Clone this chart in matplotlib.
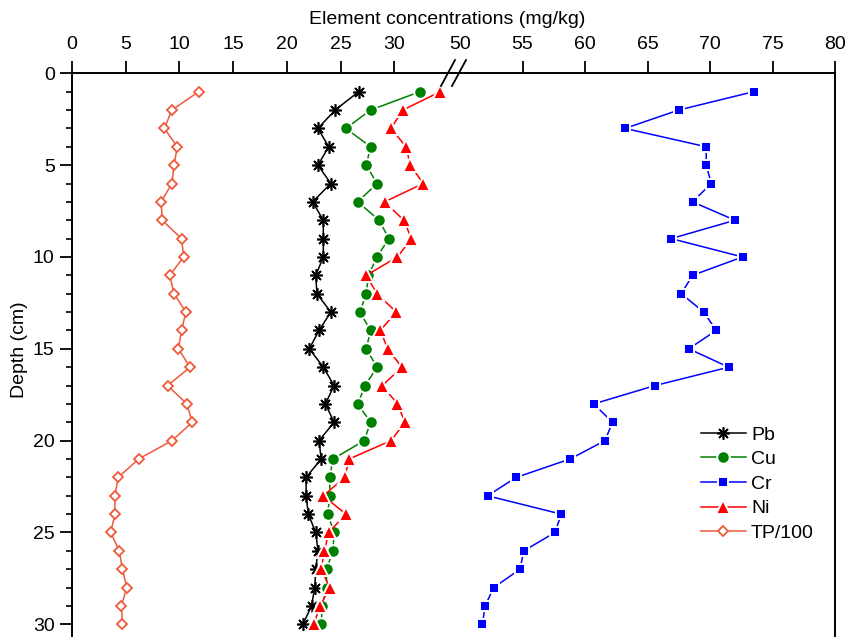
import matplotlib.pyplot as plt
from matplotlib.lines import Line2D
import numpy as np

plt.rcParams['font.family'] = ['Liberation Sans', 'DejaVu Sans']

# depth of each sample, cm
depth = np.arange(1, 31)

pb = [26.7, 24.5, 22.9, 23.9, 22.9, 24.1, 22.4, 23.4, 23.4, 23.4,
      22.7, 22.8, 24.1, 23.0, 22.1, 23.4, 24.4, 23.6, 24.4, 23.0,
      23.2, 21.8, 21.8, 22.0, 22.7, 22.9, 22.7, 22.6, 22.3, 21.5]
cu = [32.4, 27.8, 25.5, 27.8, 27.4, 28.4, 26.6, 28.6, 29.5, 28.4,
      27.6, 27.4, 26.8, 27.8, 27.4, 28.4, 27.3, 26.6, 27.8, 27.2,
      24.3, 24.0, 24.0, 23.8, 24.4, 24.3, 23.7, 23.7, 23.3, 23.2]
cr = [73.5, 67.5, 63.2, 69.7, 69.7, 70.1, 68.6, 72.0, 66.9, 72.6,
      68.6, 67.7, 69.5, 70.5, 68.3, 71.5, 65.6, 60.7, 62.2, 61.6,
      58.8, 54.5, 52.2, 58.1, 57.6, 55.1, 54.8, 52.7, 52.0, 51.8]
ni = [34.3, 30.8, 29.7, 31.1, 31.5, 32.7, 29.1, 30.9, 31.6, 30.3,
      27.4, 28.4, 30.2, 28.7, 29.4, 30.7, 28.9, 30.3, 31.0, 29.7,
      25.8, 25.4, 23.4, 25.5, 23.9, 23.5, 23.2, 24.0, 23.1, 22.5]
tp = [11.8, 9.3, 8.6, 9.8, 9.5, 9.3, 8.3, 8.4, 10.2, 10.4,
      9.1, 9.5, 10.6, 10.2, 9.9, 11.0, 8.9, 10.7, 11.2, 9.3,
      6.2, 4.3, 4.0, 4.0, 3.6, 4.4, 4.7, 5.1, 4.6, 4.7]

W, H = 848, 637
fs = 14
fig = plt.figure(figsize=(W / 100, H / 100), dpi=100)
top = 1 - 73.3 / H
axL = fig.add_axes([72 / W, 0, (460 - 72) / W, top])
axR = fig.add_axes([460 / W, 0, (835 - 460) / W, top], sharey=axL)

lw = 1.1
axL.plot(pb, depth, color='black', lw=lw, marker=(8, 2, 0), ms=9, mew=1.2, label='Pb')
axL.plot(cu, depth, color='#008000', lw=lw, marker='o', ms=9, mfc='#008000', mec='white', mew=1.4, label='Cu')
axR.plot(cr, depth, color='#0000FF', lw=lw, marker='s', ms=7.5, mfc='#0000FF', mec='white', mew=1.4, label='Cr')
axL.plot(ni, depth, color='#FF0000', lw=lw, marker='^', ms=10.5, mfc='#FF0000', mec='white', mew=1.4, label='Ni')
axL.plot(tp, depth, color='#EE5A3C', lw=lw, marker='D', ms=5.6, mfc='white', mec='#EE5A3C', mew=1.3, label='TP/100')

axL.set_xlim(0, (460 - 72) / 10.74)
axR.set_xlim(50, 80)
axL.set_ylim(30.69, 0)

for ax in (axL, axR):
    ax.spines['bottom'].set_visible(False)
    for s in ax.spines.values():
        s.set_linewidth(1.4)
    ax.xaxis.tick_top()
    ax.tick_params(axis='x', direction='out', length=8.5, width=1.3, labelsize=fs, pad=6)
axL.spines['right'].set_visible(False)
axR.spines['left'].set_visible(False)

axL.set_xticks(np.arange(0, 31, 5))
axR.set_xticks(np.arange(50, 81, 5))
axR.xaxis.get_major_ticks()[0].tick2line.set_visible(False)

axL.set_yticks(np.arange(0, 31, 5))
axL.set_yticks(np.arange(0, 31, 1), minor=True)
axL.tick_params(axis='y', which='major', direction='out', length=8.5, width=1.3, labelsize=fs, pad=4)
axL.tick_params(axis='y', which='minor', direction='out', length=4, width=1.2)
axR.tick_params(axis='y', which='both', left=False, right=False, labelleft=False)

# axis break marks
for x0, x1 in [(441, 455), (452, 466)]:
    fig.add_artist(Line2D([x0 / W, x1 / W], [1 - 86 / H, 1 - 60 / H], color='black', lw=1.3,
                          transform=fig.transFigure))

fig.text(447 / W, 1 - 19 / H, 'Element concentrations (mg/kg)', ha='center', va='center', fontsize=fs)
fig.text(20 / W, 1 - 350 / H, 'Depth (cm)', ha='center', va='center', rotation=90, fontsize=fs)

lines = axL.get_lines()
h = [lines[0], lines[1], axR.get_lines()[0], lines[2], lines[3]]
fig.legend(h, [l.get_label() for l in h], loc='upper left',
           bbox_to_anchor=(701 / W, 1 - 426 / H), bbox_transform=fig.transFigure,
           frameon=False, fontsize=fs, handlelength=2.3, handletextpad=0.27,
           labelspacing=0.36, borderpad=0, borderaxespad=0)

fig.savefig('out.png', dpi=100)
☆ ☆ ☆
AIM – Repeat, word for word and with no pictures, only the lines running from the beginning of the data to the line that contains "depth = np.arange(1, 31)".

RESULT OF THIS EXERCISE –
Clone this chart in matplotlib.
import matplotlib.pyplot as plt
from matplotlib.lines import Line2D
import numpy as np

plt.rcParams['font.family'] = ['Liberation Sans', 'DejaVu Sans']

# depth of each sample, cm
depth = np.arange(1, 31)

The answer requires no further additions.